24
September
2010
|
01:00 AM
America/Los_Angeles

Michele Tagliati, MD, One of the Nation's Leading Specialists

Named Director of Movement Disorders Program at Cedars-Sinai Medical Center


Los Angeles - Sept. 24, 2010 - Michele Tagliati, MD, one of the nation's leading research and treatment specialists in Parkinson's disease and other movement disorders, has been named director of the Movement Disorders Program at Cedars-Sinai Medical Center.

Tagliati is one of the pioneers and top educators of deep brain stimulation, a treatment that uses implanted electrodes to modulate the faulty electrical impulses that trigger involuntary movements. He also is an expert in the use of botulinum toxin injection therapy (commonly known as BOTOX®, Myobloc®, or Dysport™) to control involuntary muscle contractions

Certified by the American Board of Psychiatry and Neurology, Tagliati often serves in faculty and advisory roles with such organizations as the American Academy of Neurology, the Movement Disorder Society, the National Institutes of Health, the Parkinson Study Group, the National Parkinson Foundation, the Dystonia Medical Research Foundation, the Bachmann-Strauss Dystonia & Parkinson Research Foundation, and the Parkinson Alliance.

Prior to accepting the position at Cedars-Sinai's Department of Neurology, Tagliati served as associate professor of neurology and division chief of movement disorders at The Mount Sinai Medical Center in New York City. Mount Sinai's is one of the largest programs for Parkinson's disease and dystonia in the United States. Dystonia is a movement disorder that causes muscles to contract and spasm involuntarily. Various types of dystonia affect one, several or many muscles, and can force the body into repetitive and often twisting movements as well as awkward, irregular postures.

Tagliati has published more than 60 articles in prestigious journals, authored more than 20 chapters in medical textbooks, and written several articles for online publications, such as emedicine.com. In 2007, he co-authored the book Parkinson's Disease for Dummies. Tagliati has lectured at conferences and academic institutions around the world and is one of the premier educators of deep brain stimulation management. He currently serves as the director of the educational course on DBS programming given at the American Academy of Neurology annual meetings.
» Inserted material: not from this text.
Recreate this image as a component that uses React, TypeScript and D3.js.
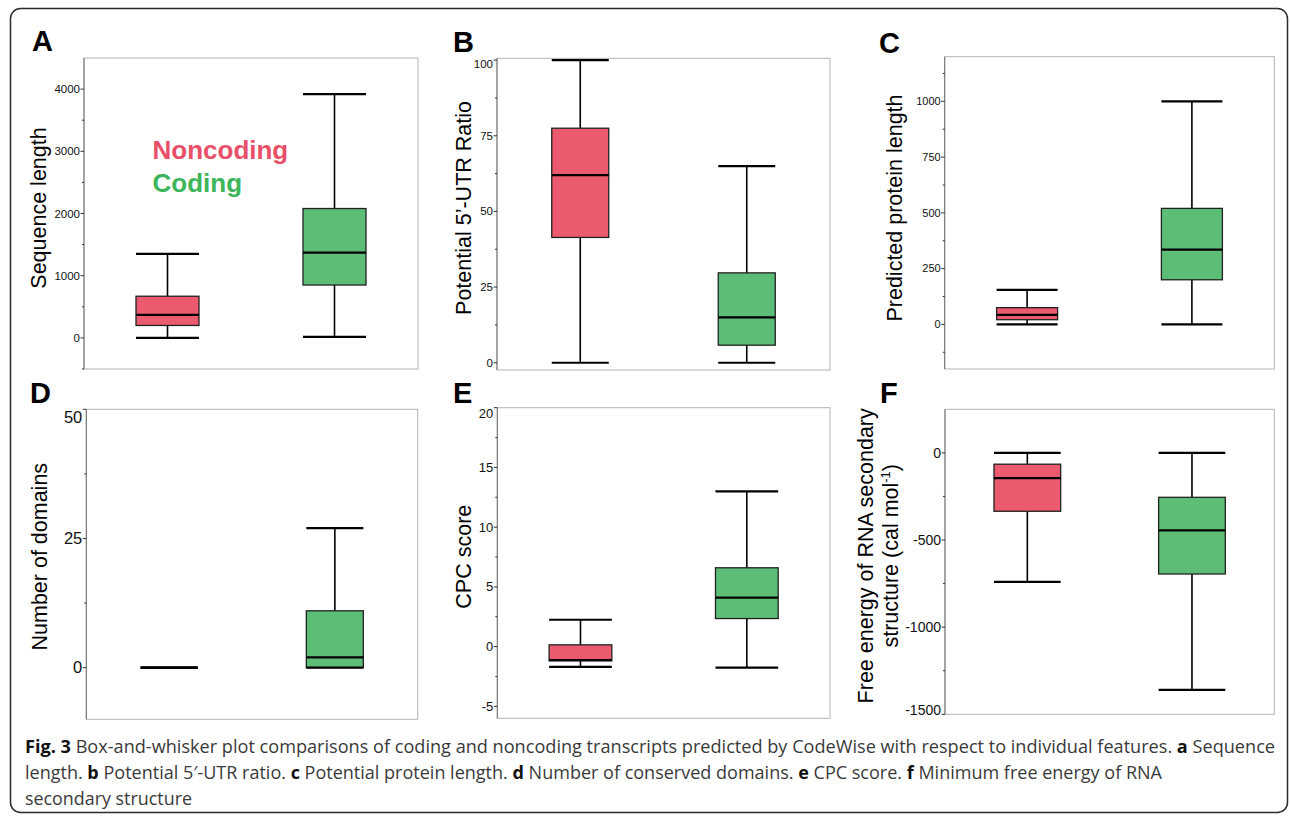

He earned his medical degree from the University of Rome, Italy, where he also completed a residency in neurology and a fellowship in clinical neurophysiology. After moving to New York in 1993, Tagliati completed an internship and second neurology residency at Mount Sinai. He then served a fellowship in movement disorders at Beth Israel Medical Center in New York, where he worked for five years. He taught at the Albert Einstein College of Medicine in New York for four years before returning to The Mount Sinai Medical Center in 2004.

Tagliati's specialty areas include various types of movement disorders, including tremor, dystonia, chorea, tics, and Parkinson's disease. Parkinson's is a chronic, progressive disorder affecting nearly 1 million people in the United States. It is caused by the malfunction and death of certain cells that produce dopamine, a chemical messenger. As a result, patients are unable to properly initiate or control their movements.